» **Directions**: Start at the line that has "Generate a Python" and stop at the line that has "ph = H - T - B". Print those lines and all lines between them exactly, and nothing more.
** Start Data to process **
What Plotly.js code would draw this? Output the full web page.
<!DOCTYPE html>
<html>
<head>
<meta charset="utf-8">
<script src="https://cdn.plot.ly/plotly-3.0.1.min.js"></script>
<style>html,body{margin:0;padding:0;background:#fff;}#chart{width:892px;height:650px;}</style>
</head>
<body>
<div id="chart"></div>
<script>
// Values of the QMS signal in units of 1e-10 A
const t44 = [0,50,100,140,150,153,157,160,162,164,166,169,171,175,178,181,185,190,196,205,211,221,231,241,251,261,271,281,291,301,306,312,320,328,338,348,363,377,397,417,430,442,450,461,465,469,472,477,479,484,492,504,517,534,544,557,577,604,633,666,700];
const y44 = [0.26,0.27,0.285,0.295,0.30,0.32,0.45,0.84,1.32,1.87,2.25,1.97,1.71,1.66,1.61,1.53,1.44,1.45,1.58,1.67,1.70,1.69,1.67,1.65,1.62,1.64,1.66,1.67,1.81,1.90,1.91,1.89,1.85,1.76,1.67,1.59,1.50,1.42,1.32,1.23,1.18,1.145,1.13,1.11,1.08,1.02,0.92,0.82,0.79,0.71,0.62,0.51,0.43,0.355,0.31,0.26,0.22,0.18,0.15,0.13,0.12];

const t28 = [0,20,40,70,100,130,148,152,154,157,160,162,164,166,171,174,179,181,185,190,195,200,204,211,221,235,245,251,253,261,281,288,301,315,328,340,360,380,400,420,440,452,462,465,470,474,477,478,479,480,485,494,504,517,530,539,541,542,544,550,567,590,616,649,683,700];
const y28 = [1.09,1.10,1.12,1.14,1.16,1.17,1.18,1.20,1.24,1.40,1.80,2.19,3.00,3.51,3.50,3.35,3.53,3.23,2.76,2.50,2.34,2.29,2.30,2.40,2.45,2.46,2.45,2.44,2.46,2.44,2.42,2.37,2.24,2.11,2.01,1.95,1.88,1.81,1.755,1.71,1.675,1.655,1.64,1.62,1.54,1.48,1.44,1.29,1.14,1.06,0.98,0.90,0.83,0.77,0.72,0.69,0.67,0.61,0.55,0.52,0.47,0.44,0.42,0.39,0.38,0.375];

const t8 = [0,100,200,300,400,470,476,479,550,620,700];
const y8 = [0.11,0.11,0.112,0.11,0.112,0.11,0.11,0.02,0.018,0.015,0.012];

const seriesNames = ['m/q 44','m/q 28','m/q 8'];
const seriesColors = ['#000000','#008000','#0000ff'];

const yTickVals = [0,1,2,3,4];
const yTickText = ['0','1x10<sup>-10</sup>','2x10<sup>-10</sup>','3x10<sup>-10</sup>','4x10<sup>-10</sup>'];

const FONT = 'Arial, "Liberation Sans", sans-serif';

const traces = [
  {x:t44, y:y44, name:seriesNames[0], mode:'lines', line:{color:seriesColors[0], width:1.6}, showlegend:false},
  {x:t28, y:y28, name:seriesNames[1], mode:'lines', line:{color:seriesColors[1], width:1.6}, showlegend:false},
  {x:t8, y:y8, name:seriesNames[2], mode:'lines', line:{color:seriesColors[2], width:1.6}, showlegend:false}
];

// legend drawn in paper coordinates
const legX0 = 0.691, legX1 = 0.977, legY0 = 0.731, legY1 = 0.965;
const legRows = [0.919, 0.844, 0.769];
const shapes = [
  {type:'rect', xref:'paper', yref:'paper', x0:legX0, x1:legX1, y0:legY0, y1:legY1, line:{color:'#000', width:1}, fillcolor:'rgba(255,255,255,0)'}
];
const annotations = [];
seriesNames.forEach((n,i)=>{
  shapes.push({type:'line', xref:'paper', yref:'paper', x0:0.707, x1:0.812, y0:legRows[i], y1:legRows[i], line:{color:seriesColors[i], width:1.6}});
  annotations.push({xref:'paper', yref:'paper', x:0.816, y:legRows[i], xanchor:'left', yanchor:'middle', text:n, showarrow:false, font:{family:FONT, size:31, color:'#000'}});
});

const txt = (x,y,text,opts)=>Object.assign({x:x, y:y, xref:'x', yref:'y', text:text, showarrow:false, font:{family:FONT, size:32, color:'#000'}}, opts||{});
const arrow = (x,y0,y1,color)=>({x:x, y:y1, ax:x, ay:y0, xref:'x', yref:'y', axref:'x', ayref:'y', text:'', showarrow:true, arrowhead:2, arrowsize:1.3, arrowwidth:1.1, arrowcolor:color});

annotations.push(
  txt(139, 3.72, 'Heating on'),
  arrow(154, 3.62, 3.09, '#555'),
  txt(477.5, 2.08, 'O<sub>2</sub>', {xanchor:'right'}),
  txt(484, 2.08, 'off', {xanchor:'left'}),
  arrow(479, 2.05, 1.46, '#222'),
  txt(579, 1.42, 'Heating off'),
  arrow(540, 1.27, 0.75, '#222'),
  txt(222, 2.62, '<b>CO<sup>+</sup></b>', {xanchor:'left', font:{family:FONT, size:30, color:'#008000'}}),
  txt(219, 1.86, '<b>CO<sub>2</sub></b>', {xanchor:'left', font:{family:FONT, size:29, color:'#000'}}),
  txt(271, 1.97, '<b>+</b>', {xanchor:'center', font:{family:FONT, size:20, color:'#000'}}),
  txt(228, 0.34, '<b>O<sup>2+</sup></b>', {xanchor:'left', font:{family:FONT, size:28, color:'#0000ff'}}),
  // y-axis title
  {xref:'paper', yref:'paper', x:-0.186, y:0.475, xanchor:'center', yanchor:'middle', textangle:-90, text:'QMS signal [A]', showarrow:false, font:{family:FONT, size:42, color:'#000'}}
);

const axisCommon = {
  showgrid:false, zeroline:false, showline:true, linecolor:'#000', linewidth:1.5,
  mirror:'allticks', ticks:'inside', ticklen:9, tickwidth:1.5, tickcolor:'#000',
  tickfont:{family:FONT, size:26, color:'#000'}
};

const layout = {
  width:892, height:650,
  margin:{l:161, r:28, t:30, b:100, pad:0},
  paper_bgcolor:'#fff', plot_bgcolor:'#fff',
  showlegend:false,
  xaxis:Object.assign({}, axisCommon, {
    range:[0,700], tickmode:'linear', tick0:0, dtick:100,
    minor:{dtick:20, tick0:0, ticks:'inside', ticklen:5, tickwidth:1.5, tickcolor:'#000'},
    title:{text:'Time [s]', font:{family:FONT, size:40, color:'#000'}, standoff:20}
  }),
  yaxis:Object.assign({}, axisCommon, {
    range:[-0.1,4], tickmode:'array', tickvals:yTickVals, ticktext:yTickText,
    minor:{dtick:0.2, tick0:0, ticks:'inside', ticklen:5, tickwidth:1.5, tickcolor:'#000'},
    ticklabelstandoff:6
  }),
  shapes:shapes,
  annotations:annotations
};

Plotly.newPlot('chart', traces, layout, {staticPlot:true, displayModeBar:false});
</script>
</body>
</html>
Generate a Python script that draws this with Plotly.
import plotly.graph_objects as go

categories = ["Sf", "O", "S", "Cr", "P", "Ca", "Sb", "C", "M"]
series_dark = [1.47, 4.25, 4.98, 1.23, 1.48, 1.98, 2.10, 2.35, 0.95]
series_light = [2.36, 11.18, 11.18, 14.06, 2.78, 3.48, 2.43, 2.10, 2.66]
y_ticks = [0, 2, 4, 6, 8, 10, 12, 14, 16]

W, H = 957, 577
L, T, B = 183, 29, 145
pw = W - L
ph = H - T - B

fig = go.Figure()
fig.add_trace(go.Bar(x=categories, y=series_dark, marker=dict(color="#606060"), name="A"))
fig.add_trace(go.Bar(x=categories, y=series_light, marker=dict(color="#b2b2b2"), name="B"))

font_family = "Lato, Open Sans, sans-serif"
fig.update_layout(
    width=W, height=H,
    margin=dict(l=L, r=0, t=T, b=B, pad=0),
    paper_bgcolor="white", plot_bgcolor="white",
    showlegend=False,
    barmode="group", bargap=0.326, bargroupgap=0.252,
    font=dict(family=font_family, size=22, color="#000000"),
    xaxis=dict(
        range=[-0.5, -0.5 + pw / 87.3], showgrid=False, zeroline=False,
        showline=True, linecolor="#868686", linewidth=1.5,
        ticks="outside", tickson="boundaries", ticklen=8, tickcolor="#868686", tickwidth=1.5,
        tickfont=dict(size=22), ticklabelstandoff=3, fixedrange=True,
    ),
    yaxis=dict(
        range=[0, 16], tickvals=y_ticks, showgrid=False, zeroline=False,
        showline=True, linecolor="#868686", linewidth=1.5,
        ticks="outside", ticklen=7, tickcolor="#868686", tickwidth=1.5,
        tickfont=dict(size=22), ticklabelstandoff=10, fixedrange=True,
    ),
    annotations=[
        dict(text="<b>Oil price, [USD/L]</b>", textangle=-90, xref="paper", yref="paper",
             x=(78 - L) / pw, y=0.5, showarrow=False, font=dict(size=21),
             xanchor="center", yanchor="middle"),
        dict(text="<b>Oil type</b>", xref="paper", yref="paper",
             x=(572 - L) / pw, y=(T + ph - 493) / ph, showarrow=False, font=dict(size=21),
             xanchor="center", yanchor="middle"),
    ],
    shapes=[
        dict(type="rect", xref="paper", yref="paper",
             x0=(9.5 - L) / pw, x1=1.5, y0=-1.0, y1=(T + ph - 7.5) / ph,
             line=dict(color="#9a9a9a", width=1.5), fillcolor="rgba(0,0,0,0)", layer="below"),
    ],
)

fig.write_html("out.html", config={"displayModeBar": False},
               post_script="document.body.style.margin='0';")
** End Data to process **
» **Exercise output**:
Generate a Python script that draws this with Plotly.
import plotly.graph_objects as go

categories = ["Sf", "O", "S", "Cr", "P", "Ca", "Sb", "C", "M"]
series_dark = [1.47, 4.25, 4.98, 1.23, 1.48, 1.98, 2.10, 2.35, 0.95]
series_light = [2.36, 11.18, 11.18, 14.06, 2.78, 3.48, 2.43, 2.10, 2.66]
y_ticks = [0, 2, 4, 6, 8, 10, 12, 14, 16]

W, H = 957, 577
L, T, B = 183, 29, 145
pw = W - L
ph = H - T - B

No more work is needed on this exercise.